Beyond the Headlines: Marc Busch on How Tariffs Shape Global Markets
Posted in Events News | Tagged Events - Digital Economy, Events - International Trade, News - Digital Economy, News - International Trade
On Wednesday, April 9, the Center for Business and Public Policy (CBPP) at Georgetown University’s McDonough School of Business welcomed Marc Busch, professor of international business diplomacy, to offer a nonpartisan view of the latest U.S.-China trade tensions, the 20% tariffs imposed by the Trump Administration, China’s counter moves, and the long-term impacts on global markets.
Busch challenged the legal and economic logic behind Trump’s tariffs, focusing on the administration’s use of the International Emergency Economic Powers Act (IEEPA) to bypass Congress. “IEEPA was never meant to conduct trade wars,” Busch explained, warning that its misuse sets a troubling precedent. He emphasized that IEEPA was originally intended for targeted sanctions during genuine national emergencies — not for implementing broad, unilateral tariff programs.

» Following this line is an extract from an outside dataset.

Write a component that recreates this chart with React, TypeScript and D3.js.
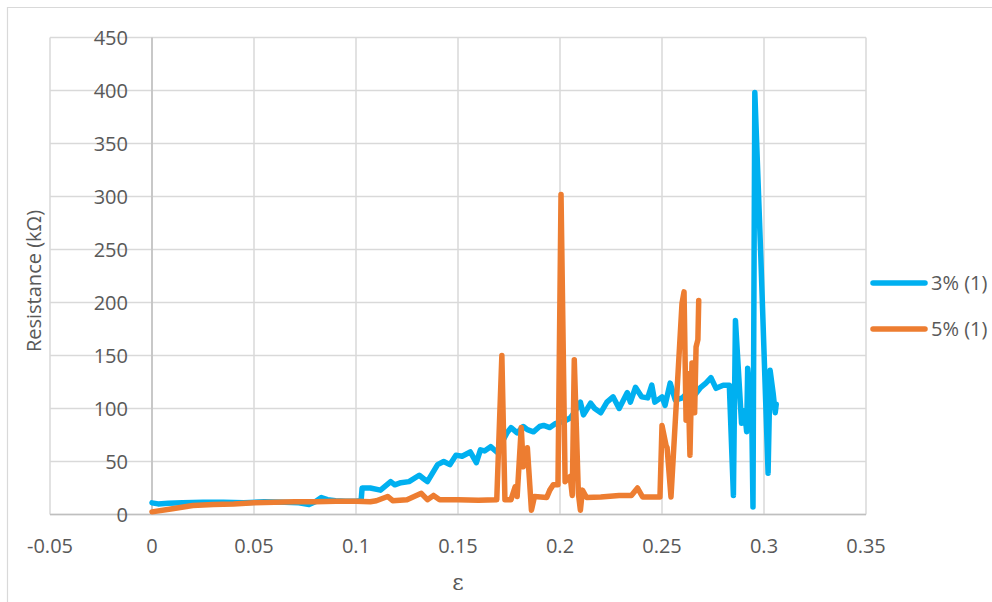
import React, { useRef, useEffect } from "react";
import * as d3 from "d3";

// strain (ε) vs resistance (kΩ)
const series3: [number, number][] = [
  [0, 11], [0.003, 10], [0.008, 10.5], [0.015, 11], [0.025, 11.5], [0.035, 11.5],
  [0.045, 11], [0.055, 12], [0.065, 11.5], [0.072, 11], [0.077, 9.5], [0.08, 12],
  [0.083, 16], [0.086, 14], [0.09, 13], [0.095, 12.5], [0.1, 12.5], [0.1025, 13],
  [0.103, 25], [0.107, 25], [0.112, 23], [0.117, 31], [0.119, 28], [0.122, 30], [0.126, 31],
  [0.131, 37], [0.133, 34], [0.135, 31], [0.14, 47], [0.143, 50], [0.146, 47], [0.149, 56],
  [0.152, 55], [0.156, 59], [0.159, 49], [0.161, 61], [0.163, 60], [0.166, 64], [0.169, 59],
  [0.174, 77], [0.176, 82], [0.179, 77], [0.182, 83], [0.184, 80], [0.187, 78], [0.19, 83],
  [0.192, 84], [0.195, 82], [0.198, 86], [0.202, 88], [0.205, 91], [0.207, 96],
  [0.21, 106], [0.2115, 94], [0.215, 105], [0.217, 100], [0.22, 96], [0.223, 106], [0.226, 111],
  [0.229, 100], [0.233, 115], [0.2345, 106], [0.237, 120], [0.24, 111], [0.243, 110],
  [0.245, 122], [0.2465, 106], [0.25, 111], [0.2515, 103], [0.254, 124], [0.2565, 108],
  [0.26, 110], [0.2625, 115], [0.265, 110], [0.269, 120], [0.2715, 124], [0.274, 129],
  [0.2765, 119], [0.28, 122], [0.283, 122], [0.285, 18], [0.286, 183], [0.289, 86],
  [0.2905, 98], [0.2915, 78], [0.292, 138], [0.294, 92], [0.2946, 7], [0.2955, 398],
  [0.2985, 240], [0.302, 39], [0.303, 136], [0.3045, 114], [0.3055, 96], [0.306, 104],
];

const series5: [number, number][] = [
  [0, 2.5], [0.01, 5.5], [0.02, 8.5], [0.03, 9.5], [0.04, 10], [0.05, 11],
  [0.06, 11.5], [0.07, 12], [0.08, 12], [0.09, 12.5], [0.1, 12.5], [0.107, 12],
  [0.11, 13], [0.1155, 17], [0.118, 13], [0.125, 14], [0.132, 20], [0.135, 14],
  [0.138, 18], [0.141, 14], [0.15, 14], [0.16, 13.5], [0.169, 14], [0.1715, 150],
  [0.173, 14], [0.176, 14], [0.178, 26], [0.179, 17], [0.181, 82], [0.182, 45],
  [0.184, 63], [0.186, 4], [0.1875, 17], [0.1935, 16], [0.195, 23], [0.1967, 28],
  [0.199, 28], [0.2005, 302], [0.2025, 31], [0.205, 36], [0.206, 18], [0.207, 146],
  [0.209, 20], [0.21, 4], [0.211, 23], [0.213, 16], [0.22, 16.5], [0.229, 18],
  [0.235, 18], [0.238, 25], [0.2405, 16.5], [0.249, 16.5], [0.25, 84], [0.252, 65],
  [0.2525, 63], [0.2544, 16.5], [0.2598, 199], [0.2608, 210], [0.2618, 89], [0.2627, 133],
  [0.2637, 56], [0.2647, 143], [0.2652, 143], [0.266, 96], [0.2667, 158], [0.2676, 165],
  [0.268, 202],
];

const xTicks = [-0.05, 0, 0.05, 0.1, 0.15, 0.2, 0.25, 0.3, 0.35];
const yTicks = [0, 50, 100, 150, 200, 250, 300, 350, 400, 450];
const seriesNames = ["3% (1)", "5% (1)"];
const colors = ["#00B0F0", "#ED7D31"];

export default function App() {
  const svgRef = useRef<SVGSVGElement>(null);

  useEffect(() => {
    document.body.style.margin = "0";
    const W = 992;
    const H = 602;
    const svg = d3.select(svgRef.current).attr("width", W).attr("height", H);
    svg.selectAll("*").remove();

    const font = "'Open Sans', sans-serif";
    const x = d3.scaleLinear().domain([-0.05, 0.35]).range([50, 866]);
    const y = d3.scaleLinear().domain([0, 450]).range([514.5, 37.5]);

    // outer frame (top + left)
    svg.append("line").attr("x1", 7).attr("x2", W).attr("y1", 7.5).attr("y2", 7.5)
      .attr("stroke", "#d9d9d9").attr("stroke-width", 1.2);
    svg.append("line").attr("x1", 7.5).attr("x2", 7.5).attr("y1", 7).attr("y2", H)
      .attr("stroke", "#d9d9d9").attr("stroke-width", 1.2);

    // gridlines
    const grid = svg.append("g");
    grid.selectAll(".gx").data(xTicks).join("line")
      .attr("x1", (d) => x(d)).attr("x2", (d) => x(d))
      .attr("y1", y(450)).attr("y2", y(0))
      .attr("stroke", "#d9d9d9").attr("stroke-width", 1.5);
    grid.selectAll(".gy").data(yTicks).join("line")
      .attr("x1", x(-0.05)).attr("x2", x(0.35))
      .attr("y1", (d) => y(d)).attr("y2", (d) => y(d))
      .attr("stroke", "#d9d9d9").attr("stroke-width", 1.5);

    // axis lines
    svg.append("line").attr("x1", x(0)).attr("x2", x(0)).attr("y1", y(450)).attr("y2", y(0))
      .attr("stroke", "#bfbfbf").attr("stroke-width", 1.5);
    svg.append("line").attr("x1", x(-0.05)).attr("x2", x(0.35)).attr("y1", y(0)).attr("y2", y(0))
      .attr("stroke", "#bfbfbf").attr("stroke-width", 1.5);

    // tick labels
    svg.append("g").selectAll("text").data(yTicks).join("text")
      .attr("x", 128).attr("y", (d) => y(d)).attr("dy", "0.35em")
      .attr("text-anchor", "end").attr("font-family", font).attr("font-size", 20)
      .attr("fill", "#595959").text((d) => d3.format("d")(d));
    svg.append("g").selectAll("text").data(xTicks).join("text")
      .attr("x", (d) => x(d)).attr("y", 546).attr("dy", "0.35em")
      .attr("text-anchor", "middle").attr("font-family", font).attr("font-size", 20)
      .attr("fill", "#595959").text((d) => String(+d.toFixed(2)));

    // axis titles
    svg.append("text").attr("transform", "translate(41,281) rotate(-90)")
      .attr("text-anchor", "middle").attr("font-family", font).attr("font-size", 20)
      .attr("fill", "#595959").text("Resistance (kΩ)");
    svg.append("text").attr("x", 458).attr("y", 590)
      .attr("text-anchor", "middle").attr("font-family", "'DejaVu Serif', serif").attr("font-size", 22)
      .attr("fill", "#595959").text("ε");

    // series
    const line = d3.line<[number, number]>().x((d) => x(d[0])).y((d) => y(d[1]));
    [series3, series5].forEach((s, i) => {
      svg.append("path").datum(s).attr("d", line)
        .attr("fill", "none").attr("stroke", colors[i]).attr("stroke-width", 5.5)
        .attr("stroke-linejoin", "round").attr("stroke-linecap", "round");
    });

    // legend
    const legendY = [283, 329];
    seriesNames.forEach((name, i) => {
      svg.append("line").attr("x1", 873).attr("x2", 925)
        .attr("y1", legendY[i]).attr("y2", legendY[i])
        .attr("stroke", colors[i]).attr("stroke-width", 5.5).attr("stroke-linecap", "round");
      svg.append("text").attr("x", 931).attr("y", legendY[i]).attr("dy", "0.35em")
        .attr("font-family", font).attr("font-size", 20).attr("fill", "#595959").text(name);
    });
  }, []);

  return (
    <div style={{ position: "absolute", left: 0, top: 0 }}>
      <svg ref={svgRef}></svg>
    </div>
  );
}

Framing the tariffs as more political than strategic, Busch debunked the notion that tariffs could replace income tax revenue, estimating it would take an impossible 70% universal tariff to match federal income tax levels. On top of these unrealistic aims, Busch noted the tariffs had little public support, with only 18% of Americans in favor.
Next, Busch walked attendees through the potential long-term economic consequences:
- surging consumer prices,
- retaliatory tariffs, and
- legal pushback from over 4,000 companies
He warned that in sectors like patented pharmaceuticals, tariff-driven price spikes could leave Americans with no affordable alternatives, putting critical medications out of reach.
Busch also stressed that bilateral trade deficits aren’t fixed by bilateral policies, a common misunderstanding that distracts from smarter solutions. While he acknowledged valid concerns over non-tariff barriers and digital trade issues, he criticized the lack of transparency, oversight, and strategy behind recent tariff measures.
He expanded on this by calling attention to the misuse of the escalation clause — originally designed to manage disputes, not launch trade wars. Busch argued that such sweeping measures damaged the United States’ ability to bring trade partners to the table, especially when countries like Vietnam offered zero-tariff deals that were rejected.
Busch concluded with a call to reign in executive overreach and return trade authority to Congress. He emphasized that nothing is cost-free in a global economy, and that we cannot unwind this damage without serious reform.